_Your task_.
Quote all of the data exactly as given. Skip every picture it contains.

_Supplied information_.
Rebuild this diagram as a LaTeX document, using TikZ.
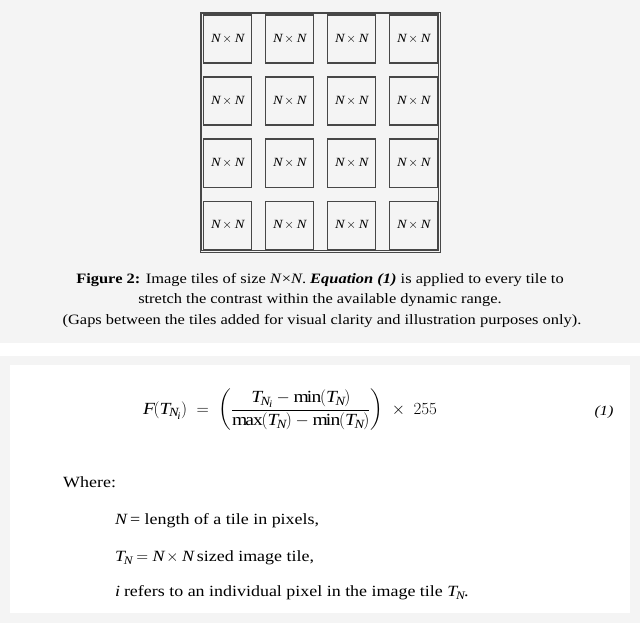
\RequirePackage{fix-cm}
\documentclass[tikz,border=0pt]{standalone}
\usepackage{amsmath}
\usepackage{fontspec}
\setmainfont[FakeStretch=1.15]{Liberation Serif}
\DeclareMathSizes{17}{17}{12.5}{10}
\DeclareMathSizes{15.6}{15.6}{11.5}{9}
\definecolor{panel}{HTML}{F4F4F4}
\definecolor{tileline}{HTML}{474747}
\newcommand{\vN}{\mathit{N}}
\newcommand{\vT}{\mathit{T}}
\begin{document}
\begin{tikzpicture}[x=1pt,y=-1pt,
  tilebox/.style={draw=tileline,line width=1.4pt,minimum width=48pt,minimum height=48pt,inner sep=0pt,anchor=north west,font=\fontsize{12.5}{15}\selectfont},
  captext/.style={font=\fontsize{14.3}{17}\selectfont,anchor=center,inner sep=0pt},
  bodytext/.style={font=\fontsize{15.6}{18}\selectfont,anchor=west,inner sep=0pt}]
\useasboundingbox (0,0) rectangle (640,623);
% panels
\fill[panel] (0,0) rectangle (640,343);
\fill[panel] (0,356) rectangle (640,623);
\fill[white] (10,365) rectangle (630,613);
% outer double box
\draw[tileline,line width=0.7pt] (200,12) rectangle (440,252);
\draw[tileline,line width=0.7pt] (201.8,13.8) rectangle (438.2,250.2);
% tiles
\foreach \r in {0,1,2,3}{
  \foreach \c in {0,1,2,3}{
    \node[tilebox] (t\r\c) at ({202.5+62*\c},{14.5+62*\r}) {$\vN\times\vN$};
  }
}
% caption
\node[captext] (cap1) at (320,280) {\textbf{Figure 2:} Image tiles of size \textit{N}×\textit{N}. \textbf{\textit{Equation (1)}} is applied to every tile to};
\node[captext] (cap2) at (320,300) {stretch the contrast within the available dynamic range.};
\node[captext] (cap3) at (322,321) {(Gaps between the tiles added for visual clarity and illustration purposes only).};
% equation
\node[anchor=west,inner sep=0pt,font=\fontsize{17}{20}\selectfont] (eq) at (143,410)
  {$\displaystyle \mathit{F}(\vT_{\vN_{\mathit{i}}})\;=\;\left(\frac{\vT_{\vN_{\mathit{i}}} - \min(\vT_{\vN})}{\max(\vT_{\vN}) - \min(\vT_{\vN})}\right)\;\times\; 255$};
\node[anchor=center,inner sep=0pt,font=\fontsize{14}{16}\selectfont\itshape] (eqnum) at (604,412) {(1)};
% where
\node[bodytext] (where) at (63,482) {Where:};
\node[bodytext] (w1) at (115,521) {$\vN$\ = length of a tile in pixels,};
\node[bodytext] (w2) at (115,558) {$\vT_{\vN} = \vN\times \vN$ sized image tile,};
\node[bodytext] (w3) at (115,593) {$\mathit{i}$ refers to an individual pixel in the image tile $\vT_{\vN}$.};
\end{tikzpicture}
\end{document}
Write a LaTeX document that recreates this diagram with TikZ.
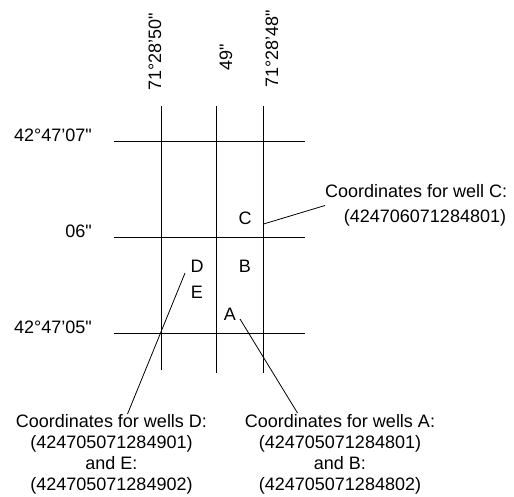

_Exercise solution_.
Rebuild this diagram as a LaTeX document, using TikZ.
\RequirePackage{fix-cm}
\documentclass[tikz,border=0pt]{standalone}
\usepackage{amsmath}
\usepackage{fontspec}
\setmainfont[FakeStretch=1.15]{Liberation Serif}
\DeclareMathSizes{17}{17}{12.5}{10}
\DeclareMathSizes{15.6}{15.6}{11.5}{9}
\definecolor{panel}{HTML}{F4F4F4}
\definecolor{tileline}{HTML}{474747}
\newcommand{\vN}{\mathit{N}}
\newcommand{\vT}{\mathit{T}}
\begin{document}
\begin{tikzpicture}[x=1pt,y=-1pt,
  tilebox/.style={draw=tileline,line width=1.4pt,minimum width=48pt,minimum height=48pt,inner sep=0pt,anchor=north west,font=\fontsize{12.5}{15}\selectfont},
  captext/.style={font=\fontsize{14.3}{17}\selectfont,anchor=center,inner sep=0pt},
  bodytext/.style={font=\fontsize{15.6}{18}\selectfont,anchor=west,inner sep=0pt}]
\useasboundingbox (0,0) rectangle (640,623);
% panels
\fill[panel] (0,0) rectangle (640,343);
\fill[panel] (0,356) rectangle (640,623);
\fill[white] (10,365) rectangle (630,613);
% outer double box
\draw[tileline,line width=0.7pt] (200,12) rectangle (440,252);
\draw[tileline,line width=0.7pt] (201.8,13.8) rectangle (438.2,250.2);
% tiles
\foreach \r in {0,1,2,3}{
  \foreach \c in {0,1,2,3}{
    \node[tilebox] (t\r\c) at ({202.5+62*\c},{14.5+62*\r}) {$\vN\times\vN$};
  }
}
% caption
\node[captext] (cap1) at (320,280) {\textbf{Figure 2:} Image tiles of size \textit{N}×\textit{N}. \textbf{\textit{Equation (1)}} is applied to every tile to};
\node[captext] (cap2) at (320,300) {stretch the contrast within the available dynamic range.};
\node[captext] (cap3) at (322,321) {(Gaps between the tiles added for visual clarity and illustration purposes only).};
% equation
\node[anchor=west,inner sep=0pt,font=\fontsize{17}{20}\selectfont] (eq) at (143,410)
  {$\displaystyle \mathit{F}(\vT_{\vN_{\mathit{i}}})\;=\;\left(\frac{\vT_{\vN_{\mathit{i}}} - \min(\vT_{\vN})}{\max(\vT_{\vN}) - \min(\vT_{\vN})}\right)\;\times\; 255$};
\node[anchor=center,inner sep=0pt,font=\fontsize{14}{16}\selectfont\itshape] (eqnum) at (604,412) {(1)};
% where
\node[bodytext] (where) at (63,482) {Where:};
\node[bodytext] (w1) at (115,521) {$\vN$\ = length of a tile in pixels,};
\node[bodytext] (w2) at (115,558) {$\vT_{\vN} = \vN\times \vN$ sized image tile,};
\node[bodytext] (w3) at (115,593) {$\mathit{i}$ refers to an individual pixel in the image tile $\vT_{\vN}$.};
\end{tikzpicture}
\end{document}
Write a LaTeX document that recreates this diagram with TikZ.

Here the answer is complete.